Dataset excerpt -
——————————

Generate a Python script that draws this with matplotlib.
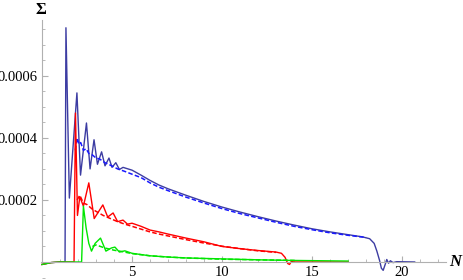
import numpy as np
import matplotlib.pyplot as plt
from matplotlib.ticker import MultipleLocator, FixedLocator

# blue (solid) curve
blue_x = [0.0, 0.5, 1.0, 1.28, 1.33, 1.52, 1.94, 2.14, 2.47, 2.67, 2.89, 3.08, 3.31, 3.5,
          3.72, 3.89, 4.1, 4.3, 4.5, 5.0, 5.5, 6.0, 6.5, 7, 8, 9, 10, 11, 12, 13, 14, 15,
          16, 17, 17.8, 18.2, 18.45, 18.6, 18.75, 18.85, 18.95, 19.05, 19.15, 19.25,
          19.35, 19.5, 19.7, 20.7]
blue_y = [-8e-6, -2e-6, 0.0, 0.0, 7.55e-4, 2.06e-4, 5.45e-4, 2.8e-4, 4.48e-4, 3.0e-4,
          3.94e-4, 3.15e-4, 3.55e-4, 3.1e-4, 3.35e-4, 3.05e-4, 3.2e-4, 2.98e-4, 3.05e-4,
          2.96e-4, 2.8e-4, 2.63e-4, 2.48e-4, 2.36e-4, 2.15e-4, 1.95e-4, 1.77e-4, 1.61e-4,
          1.46e-4, 1.32e-4, 1.19e-4, 1.07e-4, 9.7e-5, 8.8e-5, 8.1e-5, 7.5e-5, 6.0e-5,
          3.5e-5, 5e-6, -2.0e-5, -2.7e-5, -1.0e-5, 8e-6, -4e-6, 4e-6, -2e-6, 1e-6, 0.0]
# blue (dashed) curve
blue_d_x = [1.85, 1.95, 2.05, 2.15, 2.3, 2.45, 2.6, 2.8, 3.0, 3.2, 3.5, 3.8, 4.2, 4.6,
            5.0, 5.5, 6, 6.5, 7, 8, 9, 10, 11, 12, 13, 14, 15, 16, 17, 18]
blue_d_y = [3.6e-4, 4.0e-4, 3.8e-4, 3.85e-4, 3.6e-4, 3.65e-4, 3.5e-4, 3.45e-4, 3.35e-4,
            3.32e-4, 3.2e-4, 3.12e-4, 3.0e-4, 2.92e-4, 2.83e-4, 2.72e-4, 2.55e-4, 2.41e-4,
            2.3e-4, 2.09e-4, 1.9e-4, 1.72e-4, 1.56e-4, 1.42e-4, 1.28e-4, 1.15e-4, 1.04e-4,
            9.4e-5, 8.6e-5, 7.9e-5]

# red (solid) curve
red_x = [0.0, 0.5, 1.0, 1.78, 1.86, 1.97, 2.1, 2.3, 2.6, 2.9, 3.38, 3.65, 3.95, 4.2, 4.5,
         4.75, 5.0, 5.5, 6, 6.5, 7, 8, 9, 10, 11, 12, 13, 13.3, 13.5, 13.65, 13.75, 13.85,
         14, 17]
red_y = [-8e-6, -2e-6, 0.0, 0.0, 4.8e-4, 1.5e-4, 2.1e-4, 1.8e-4, 2.55e-4, 1.4e-4, 1.84e-4,
         1.45e-4, 1.58e-4, 1.3e-4, 1.35e-4, 1.22e-4, 1.25e-4, 1.15e-4, 1.03e-4, 9.7e-5,
         9.0e-5, 7.7e-5, 6.5e-5, 5.0e-5, 4.3e-5, 3.7e-5, 3.2e-5, 2.8e-5, 1.5e-5, -5e-6,
         -8e-6, 2e-6, 0.0, 0.0]
# red (dashed) curve
red_d_x = [1.95, 2.1, 2.3, 2.5, 2.8, 3.1, 3.4, 3.8, 4.2, 4.6, 5, 5.5, 6, 6.5, 7, 8, 9, 10,
           11, 12, 13]
red_d_y = [2.0e-4, 2.15e-4, 1.9e-4, 1.85e-4, 1.7e-4, 1.6e-4, 1.5e-4, 1.4e-4, 1.3e-4,
           1.22e-4, 1.15e-4, 1.06e-4, 9.7e-5, 9.0e-5, 8.4e-5, 7.2e-5, 6.1e-5, 5.1e-5,
           4.3e-5, 3.6e-5, 3.1e-5]

# green (solid) curve
green_x = [0.0, 0.5, 1.0, 2.2, 2.3, 2.45, 2.6, 2.75, 2.95, 3.25, 3.55, 3.85, 4.05, 4.3,
           4.6, 5, 6, 7, 8, 10, 12, 14, 17]
green_y = [-8e-6, -2e-6, 0.0, 0.0, 1.8e-4, 1.1e-4, 6.0e-5, 3.5e-5, 6.0e-5, 7.7e-5, 3.5e-5,
           4.5e-5, 4.8e-5, 3.2e-5, 3.6e-5, 2.8e-5, 2.0e-5, 1.6e-5, 1.3e-5, 1.0e-5, 7e-6,
           5e-6, 3e-6]
# green (dashed) curve
green_d_x = [2.8, 3.0, 3.5, 4, 4.5, 5, 6, 7, 8, 10, 12, 14]
green_d_y = [5.0e-5, 5.5e-5, 4.5e-5, 3.8e-5, 3.3e-5, 2.7e-5, 2.0e-5, 1.6e-5, 1.3e-5,
             9e-6, 7e-6, 5e-6]

fig = plt.figure(figsize=(4.63, 2.80), dpi=100)
ax = fig.add_axes([40.5 / 463, 2.5 / 280, (446 - 40.5) / 463, (277.5 - 20) / 280])

ax.plot(blue_x, blue_y, color="#3c3ca2", lw=1.0)
ax.plot(blue_d_x, blue_d_y, color="#1a1aff", lw=1.1, dashes=(3, 1.5))
ax.plot(red_x, red_y, color="#ff0000", lw=1.0)
ax.plot(red_d_x, red_d_y, color="#ff0000", lw=1.1, dashes=(3, 1.5))
ax.plot(green_x, green_y, color="#00e600", lw=1.0)
ax.plot(green_d_x, green_d_y, color="#00e600", lw=1.1, dashes=(3, 1.5))

ax.set_xlim(-0.083, 22.44)
ax.set_ylim(-5e-5, 7.8e-4)

for s in ["top", "right"]:
    ax.spines[s].set_visible(False)
ax.spines["left"].set_position(("data", 0))
ax.spines["bottom"].set_position(("data", 0))
for s in ["left", "bottom"]:
    ax.spines[s].set_color("#b0b0b0")
    ax.spines[s].set_linewidth(0.8)
ax.spines["left"].set_bounds(0, 7.8e-4)

ax.xaxis.set_major_locator(FixedLocator([5, 10, 15, 20]))
ax.xaxis.set_minor_locator(MultipleLocator(1))
ax.yaxis.set_major_locator(FixedLocator([0.0002, 0.0004, 0.0006]))
ax.yaxis.set_minor_locator(MultipleLocator(0.00005))
ax.set_xticklabels(["5", "10", "15", "20"])
ax.set_yticklabels(["0.0002", "0.0004", "0.0006"])
ax.tick_params(which="both", direction="in", color="#b0b0b0", labelsize=10.5,
               labelfontfamily="Liberation Serif", pad=3)
ax.tick_params(which="major", length=4, width=0.8)
ax.tick_params(which="minor", length=2, width=0.6)

fig.text(40.5 / 463, 1 - 10 / 280, "Σ", ha="center", va="center", fontsize=12,
         family="Liberation Serif", fontweight="bold")
fig.text(455 / 463, 1 - 262 / 280, "N", ha="center", va="center", fontsize=12,
         family="Liberation Serif", fontweight="bold", style="italic")

fig.savefig("out.png", dpi=100)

——————————

Description of the task - Set the lines above down again, word for word, from the first through the one containing "from matplotlib.ticker import"; pictures excluded.

Written solution -
Generate a Python script that draws this with matplotlib.
import numpy as np
import matplotlib.pyplot as plt
from matplotlib.ticker import MultipleLocator, FixedLocator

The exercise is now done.